I’m no geologist, but I wouldn’t call the caves on Percival true caves. They look more like boulder formations, created by large slaps leaning up against or upon each other, forming tunnels with which one can pass through. Nonetheless, they’re still cool. And I did have to take my pack off to squeeze through their entryways, which made me feel like a little kid again. And if I’m being honest, I’d much prefer this kind of cave over something where bats could be living in. I’ve had enough run-ins with bats to last a lifetime.
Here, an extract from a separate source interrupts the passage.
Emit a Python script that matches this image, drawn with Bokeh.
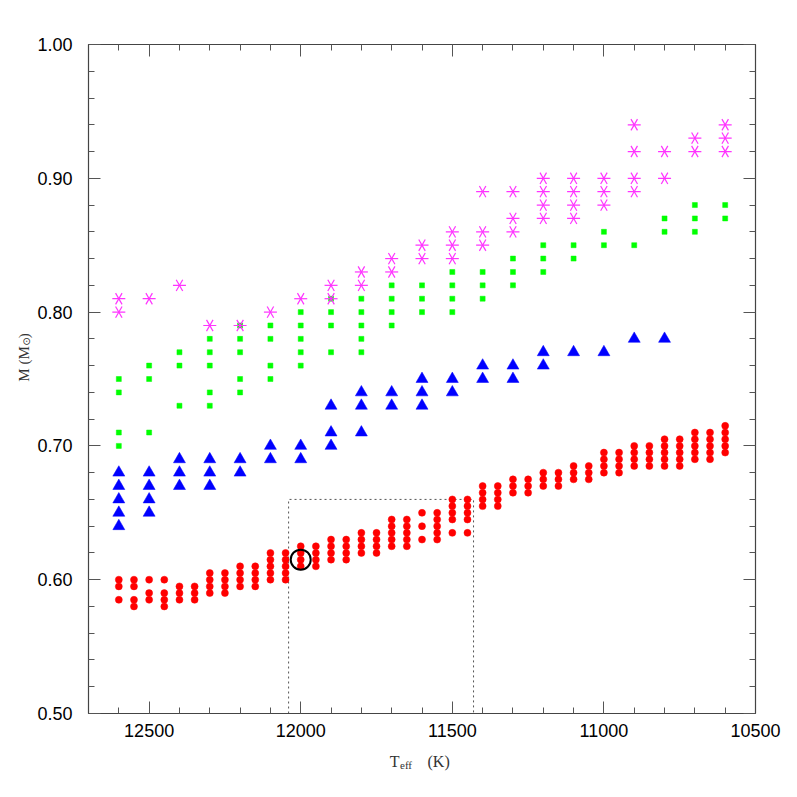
import math
from bokeh.plotting import figure
from bokeh.layouts import column, row
from bokeh.models import Range1d, FixedTicker, NumeralTickFormatter, LinearAxis, Label, ColumnDataSource
from bokeh.embed import file_html
from bokeh.resources import INLINE

# ---------------- data (Teff in K, mass in Msun) ----------------
red_models = [
    (12600, [0.600, 0.595, 0.585]),
    (12550, [0.600, 0.595, 0.585, 0.580]),
    (12500, [0.600, 0.590, 0.585]),
    (12450, [0.600, 0.590, 0.585, 0.580]),
    (12400, [0.595, 0.590, 0.585]),
    (12350, [0.595, 0.590, 0.585]),
    (12300, [0.605, 0.600, 0.595, 0.590]),
    (12250, [0.605, 0.600, 0.595, 0.590]),
    (12200, [0.610, 0.605, 0.600, 0.595]),
    (12150, [0.610, 0.605, 0.600, 0.595]),
    (12100, [0.620, 0.615, 0.610, 0.605, 0.600]),
    (12050, [0.620, 0.615, 0.610, 0.605, 0.600]),
    (12000, [0.625, 0.620, 0.615, 0.610]),
    (11950, [0.625, 0.620, 0.615, 0.610]),
    (11900, [0.630, 0.625, 0.620, 0.615]),
    (11850, [0.630, 0.625, 0.620, 0.615]),
    (11800, [0.635, 0.630, 0.625, 0.620]),
    (11750, [0.635, 0.630, 0.625, 0.620]),
    (11700, [0.645, 0.640, 0.635, 0.630, 0.625]),
    (11650, [0.645, 0.640, 0.635, 0.630, 0.625]),
    (11600, [0.650, 0.640, 0.630]),
    (11550, [0.650, 0.645, 0.640, 0.635, 0.630]),
    (11500, [0.660, 0.655, 0.650, 0.645, 0.635]),
    (11450, [0.660, 0.655, 0.650, 0.645, 0.635]),
    (11400, [0.670, 0.665, 0.660, 0.655]),
    (11350, [0.670, 0.665, 0.660, 0.655]),
    (11300, [0.675, 0.670, 0.665]),
    (11250, [0.675, 0.670, 0.665]),
    (11200, [0.680, 0.675, 0.670]),
    (11150, [0.680, 0.675, 0.670]),
    (11100, [0.685, 0.680, 0.675]),
    (11050, [0.685, 0.680, 0.675]),
    (11000, [0.695, 0.690, 0.685, 0.680]),
    (10950, [0.695, 0.690, 0.685, 0.680]),
    (10900, [0.700, 0.695, 0.690, 0.685]),
    (10850, [0.700, 0.695, 0.690, 0.685]),
    (10800, [0.705, 0.700, 0.695, 0.690, 0.685]),
    (10750, [0.705, 0.700, 0.695, 0.690, 0.685]),
    (10700, [0.710, 0.705, 0.700, 0.695, 0.690]),
    (10650, [0.710, 0.705, 0.700, 0.695, 0.690]),
    (10600, [0.715, 0.710, 0.705, 0.700, 0.695]),
]

blue_models = [
    (12600, [0.68, 0.67, 0.66, 0.65, 0.64]),
    (12500, [0.68, 0.67, 0.66, 0.65]),
    (12400, [0.69, 0.68, 0.67]),
    (12300, [0.69, 0.68, 0.67]),
    (12200, [0.69, 0.68]),
    (12100, [0.70, 0.69]),
    (12000, [0.70, 0.69]),
    (11900, [0.73, 0.71, 0.70]),
    (11800, [0.74, 0.73, 0.71]),
    (11700, [0.74, 0.73]),
    (11600, [0.75, 0.74, 0.73]),
    (11500, [0.75, 0.74]),
    (11400, [0.76, 0.75]),
    (11300, [0.76, 0.75]),
    (11200, [0.77, 0.76]),
    (11100, [0.77]),
    (11000, [0.77]),
    (10900, [0.78]),
    (10800, [0.78]),
]

green_models = [
    (12600, [0.75, 0.74, 0.71, 0.70]),
    (12500, [0.76, 0.75, 0.71]),
    (12400, [0.77, 0.76, 0.73]),
    (12300, [0.78, 0.77, 0.76, 0.74, 0.73]),
    (12200, [0.79, 0.78, 0.77, 0.75, 0.74]),
    (12100, [0.79, 0.78, 0.76, 0.75]),
    (12000, [0.80, 0.79, 0.78, 0.77, 0.76]),
    (11900, [0.81, 0.80, 0.79, 0.77]),
    (11800, [0.81, 0.80, 0.79, 0.78, 0.77]),
    (11700, [0.82, 0.81, 0.80, 0.79]),
    (11600, [0.82, 0.81, 0.80]),
    (11500, [0.83, 0.82, 0.81, 0.80]),
    (11400, [0.83, 0.82, 0.81]),
    (11300, [0.84, 0.83, 0.82]),
    (11200, [0.85, 0.84, 0.83]),
    (11100, [0.85, 0.84]),
    (11000, [0.86, 0.85]),
    (10900, [0.85]),
    (10800, [0.87, 0.86]),
    (10700, [0.88, 0.87, 0.86]),
    (10600, [0.88, 0.87]),
]

magenta_models = [
    (12600, [0.81, 0.80]),
    (12500, [0.81]),
    (12400, [0.82]),
    (12300, [0.79]),
    (12200, [0.79]),
    (12100, [0.80]),
    (12000, [0.81]),
    (11900, [0.82, 0.81]),
    (11800, [0.83, 0.82]),
    (11700, [0.84, 0.83]),
    (11600, [0.85, 0.84]),
    (11500, [0.86, 0.85, 0.84]),
    (11400, [0.89, 0.86, 0.85]),
    (11300, [0.89, 0.87, 0.86]),
    (11200, [0.90, 0.89, 0.88, 0.87]),
    (11100, [0.90, 0.89, 0.88, 0.87]),
    (11000, [0.90, 0.89, 0.88]),
    (10900, [0.94, 0.92, 0.90, 0.89]),
    (10800, [0.92, 0.90]),
    (10700, [0.93, 0.92]),
    (10600, [0.94, 0.93, 0.92]),
]

# highlighted model and dotted instability-strip box
highlight_teff = [12000]
highlight_mass = [0.615]
strip_teff_blue = 12040
strip_teff_red = 11430
strip_mass_top = 0.66

x_major = [12500, 12000, 11500, 11000, 10500]
x_minor = list(range(12700, 10499, -100))
y_major = [0.50, 0.60, 0.70, 0.80, 0.90, 1.00]
y_minor = [round(0.50 + 0.02 * i, 2) for i in range(26)]


def flatten(models):
    xs, ys = [], []
    for t, ms in models:
        for m in ms:
            xs.append(t)
            ys.append(m)
    return ColumnDataSource(dict(x=xs, y=ys))


# ---------------- layout sizes ----------------
YL_W = 34          # strip holding the y title
MAIN_W = 755
MAIN_H = 745
XL_H = 44          # strip holding the x title

# ---------------- main figure ----------------
p = figure(width=MAIN_W, height=MAIN_H, output_backend="svg", toolbar_location=None,
           x_range=Range1d(12700, 10500), y_range=Range1d(0.5, 1.0),
           min_border_left=53, min_border_right=34, min_border_top=44, min_border_bottom=32,
           background_fill_color="white", border_fill_color="white")
p.xgrid.visible = False
p.ygrid.visible = False
p.outline_line_color = "#444444"
p.outline_line_width = 1.2


def style_axis(ax):
    ax.major_tick_in = 12
    ax.major_tick_out = 0
    ax.minor_tick_in = 6
    ax.minor_tick_out = 0
    ax.axis_line_color = "#444444"
    ax.major_tick_line_color = "#555555"
    ax.minor_tick_line_color = "#555555"
    ax.major_label_text_font = "Liberation Sans"
    ax.major_label_text_font_size = "18px"
    ax.major_label_text_color = "black"


p.xaxis.ticker = FixedTicker(ticks=x_major, minor_ticks=x_minor)
p.yaxis.ticker = FixedTicker(ticks=y_major, minor_ticks=y_minor)
p.yaxis.formatter = NumeralTickFormatter(format="0.00")
p.xaxis.formatter = NumeralTickFormatter(format="0")
style_axis(p.xaxis[0])
style_axis(p.yaxis[0])
p.xaxis.major_label_standoff = 10
p.yaxis.major_label_standoff = 16

top_ax = LinearAxis(ticker=FixedTicker(ticks=x_major, minor_ticks=x_minor),
                    major_label_overrides={t: "" for t in x_major})
right_ax = LinearAxis(ticker=FixedTicker(ticks=y_major, minor_ticks=y_minor),
                      major_label_overrides={t: "" for t in y_major})
style_axis(top_ax)
style_axis(right_ax)
p.add_layout(top_ax, "above")
p.add_layout(right_ax, "right")

# dotted box
p.line(x=[strip_teff_blue, strip_teff_blue, strip_teff_red, strip_teff_red],
       y=[0.5, strip_mass_top, strip_mass_top, 0.5],
       line_color="#555555", line_width=1, line_dash="2 3")

# series
p.scatter("x", "y", source=flatten(red_models), marker="circle", size=7,
          fill_color="#ff0000", line_color="#ff0000", line_width=0.5)
p.scatter("x", "y", source=flatten(blue_models), marker="triangle", size=12,
          fill_color="#0000ff", line_color="#0000ff", line_width=0.5)
p.scatter("x", "y", source=flatten(green_models), marker="square", size=5,
          fill_color="#00ff00", line_color="#00ff00", line_width=0.5)
mag_src = flatten(magenta_models)
for ang in (0.0, math.pi / 3, 2 * math.pi / 3):
    p.scatter("x", "y", source=mag_src, marker="dash", size=13, angle=ang,
              line_color="#ff33ff", line_width=1.2)

p.scatter(x=highlight_teff, y=highlight_mass, marker="circle", size=20,
          fill_color=None, line_color="black", line_width=2)

# ---------------- title strips (labels drawn with subscripts) ----------------
serif = "Liberation Serif"
lab_col = "#333333"


def strip(w, h):
    f = figure(width=w, height=h, output_backend="svg", toolbar_location=None,
               x_range=Range1d(0, w), y_range=Range1d(0, h),
               x_axis_type=None, y_axis_type=None, min_border=0,
               background_fill_color="white", border_fill_color="white")
    f.outline_line_color = None
    f.grid.visible = False
    return f


def lab(fig, x, y, text, size, align, angle=0.0, font=serif):
    fig.add_layout(Label(x=x, y=y, text=text, angle=angle, text_font=font,
                         text_font_size=size, text_color=lab_col,
                         text_align=align, text_baseline="alphabetic"))


# y title strip: page pixel (px, py) -> data (px, MAIN_H - py)
yl = strip(YL_W, MAIN_H)
lab(yl, 23, MAIN_H - 336, "M (M", "15px", "right", math.pi / 2)
lab(yl, 26, MAIN_H - 335.5, "\u2299", "10px", "left", math.pi / 2, "DejaVu Sans")
lab(yl, 23, MAIN_H - 327, ")", "15px", "left", math.pi / 2)

# x title strip: page pixel py -> data (MAIN_H + XL_H - py)
xl = strip(YL_W + MAIN_W, XL_H)
base = MAIN_H + XL_H
lab(xl, 399, base - 761, "T", "16px", "right")
lab(xl, 399.5, base - 764, "eff", "11px", "left")
lab(xl, 427, base - 761, "(K)", "16px", "left")

layout = column(row(yl, p), xl)
open("out.html", "w").write(file_html(layout, INLINE))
I thought the rest of the adventure was going to be fairly benign after passing through the caves, but on the way down I met the lady I had seen before and her position on the trail led me astray, because she wasn’t on the trail at all. She was lost. Following in her footsteps, I became lost as well, and we reviewed where we went wrong. Similarly to my issues on the way up, I hadn’t seen a blaze in a little while, and neither had she. We consulted my favorite climbing app, and using it to locate where the trail picks up, we bushwacked for about a half mile down the valley before we found it again.
Along the way, she shared a ton of stories. She had come up for the day from Connecticut, as she frequently does, to go exploring the mountains all over New England. From the sounds of it, she’s been lost in the woods many times before, with some particularly close calls in the wilderness of Maine. She tended to travel alone a lot, she said, without any beacon, and gave her husband back home more than a few scares when her excursions went on well after dark. I recalled putting my own family through a rough night when I lost cell service on the day I traversed the Carter-Moriah Trail, and suggested a beacon might be a good idea for those Maine excursions going forward. She agreed. Probably.
I’ve been reintroducing myself to climbing these past couple of months with some deliberation. I’ve been picking some smaller New Hampshire mountains, including some smaller 4000-footers, to build up my stamina, familiarity with the terrain, and comfort level with the risks. Each week, as the weather changes, I’m taking note of what gear I’ll likely need on the next journey, and what I’ll need to make sure I don’t get lost. On Percival, I hadn’t really considered the possibility of getting lost though, because it’s not too “out there” and is a relatively modest mountain. It was a good reminder that if I could lose the trail here, how easy it could be to get lost when I venture deeper into the wilderness.
One of the perks of exploring new mountains: stumbling upon beautiful finds like this covered bridge on the way home!